WRITTEN TASK: Pictures excluded, return the lines below from the first through the line holding "(down) at (500,437)".

SUPPLIED DATA:
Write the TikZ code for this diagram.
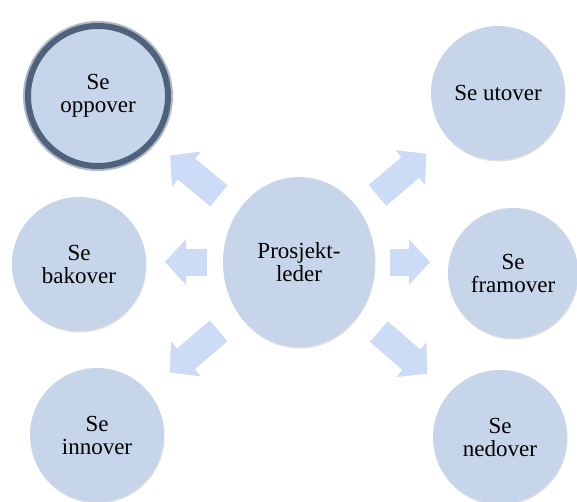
\documentclass[tikz,border=0pt]{standalone}
\usepackage{fontspec}
\setmainfont{Liberation Serif}
\usetikzlibrary{arrows.meta,calc,shadows,shapes.geometric}

\definecolor{bubblefill}{RGB}{198,213,234}
\definecolor{arrowfill}{RGB}{204,220,246}
\definecolor{ringcol}{RGB}{78,98,124}

\begin{document}
\begin{tikzpicture}[x=1pt,y=-1pt,
    bubble/.style={circle,fill=bubblefill,minimum size=134pt,inner sep=0pt,
      align=center,font=\fontsize{23}{23}\selectfont,
      drop shadow={shadow xshift=0.5pt,shadow yshift=-1.5pt,opacity=0.25}},
    blockarrow/.style={draw=arrowfill,line width=27pt,line cap=butt,
      -{Triangle[length=21pt,width=44pt]}},
    arrowshade/.style={blockarrow,draw=black,opacity=0.12,shift={(1pt,2pt)}}]
  \useasboundingbox (0,0) rectangle (577,501);

  % Nodes
  \node[bubble,ellipse,minimum width=152pt,minimum height=170pt] (lead) at (299,262) {Prosjekt-\\leder};
  \node[bubble,draw=ringcol,line width=6pt,minimum size=140pt,
    drop shadow={shadow xshift=0pt,shadow yshift=-1pt,opacity=0},
    preaction={draw=ringcol,line width=10pt,opacity=0.45}] (up) at (98,96) {Se\\oppover};
  \node[bubble] (out) at (498,93) {Se utover};
  \node[bubble] (back) at (79,264) {Se\\bakover};
  \node[bubble,minimum size=130pt] (fwd) at (513,273) {Se\\framover};
  \node[bubble] (in) at (97,435) {Se\\innover};
  \node[bubble] (down) at (500,437) {Se\\nedover};

  % Arrows
  \foreach \target/\from/\to in {up/104/167,out/103/167,in/106/170,down/106/170}{
    \draw[arrowshade] ($(lead.center)!\from pt!(\target.center)$) -- ($(lead.center)!\to pt!(\target.center)$);
    \draw[blockarrow] ($(lead.center)!\from pt!(\target.center)$) -- ($(lead.center)!\to pt!(\target.center)$);
  }
  \foreach \target/\from/\to in {back/92/134,fwd/91/131}{
    \draw[arrowshade] ($(lead.center)!\from pt!(lead.center -| \target.center)$) -- ($(lead.center)!\to pt!(lead.center -| \target.center)$);
    \draw[blockarrow] ($(lead.center)!\from pt!(lead.center -| \target.center)$) -- ($(lead.center)!\to pt!(lead.center -| \target.center)$);
  }
\end{tikzpicture}
\end{document}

SOLUTION:
Write the TikZ code for this diagram.
\documentclass[tikz,border=0pt]{standalone}
\usepackage{fontspec}
\setmainfont{Liberation Serif}
\usetikzlibrary{arrows.meta,calc,shadows,shapes.geometric}

\definecolor{bubblefill}{RGB}{198,213,234}
\definecolor{arrowfill}{RGB}{204,220,246}
\definecolor{ringcol}{RGB}{78,98,124}

\begin{document}
\begin{tikzpicture}[x=1pt,y=-1pt,
    bubble/.style={circle,fill=bubblefill,minimum size=134pt,inner sep=0pt,
      align=center,font=\fontsize{23}{23}\selectfont,
      drop shadow={shadow xshift=0.5pt,shadow yshift=-1.5pt,opacity=0.25}},
    blockarrow/.style={draw=arrowfill,line width=27pt,line cap=butt,
      -{Triangle[length=21pt,width=44pt]}},
    arrowshade/.style={blockarrow,draw=black,opacity=0.12,shift={(1pt,2pt)}}]
  \useasboundingbox (0,0) rectangle (577,501);

  % Nodes
  \node[bubble,ellipse,minimum width=152pt,minimum height=170pt] (lead) at (299,262) {Prosjekt-\\leder};
  \node[bubble,draw=ringcol,line width=6pt,minimum size=140pt,
    drop shadow={shadow xshift=0pt,shadow yshift=-1pt,opacity=0},
    preaction={draw=ringcol,line width=10pt,opacity=0.45}] (up) at (98,96) {Se\\oppover};
  \node[bubble] (out) at (498,93) {Se utover};
  \node[bubble] (back) at (79,264) {Se\\bakover};
  \node[bubble,minimum size=130pt] (fwd) at (513,273) {Se\\framover};
  \node[bubble] (in) at (97,435) {Se\\innover};
  \node[bubble] (down) at (500,437) {Se\\nedover};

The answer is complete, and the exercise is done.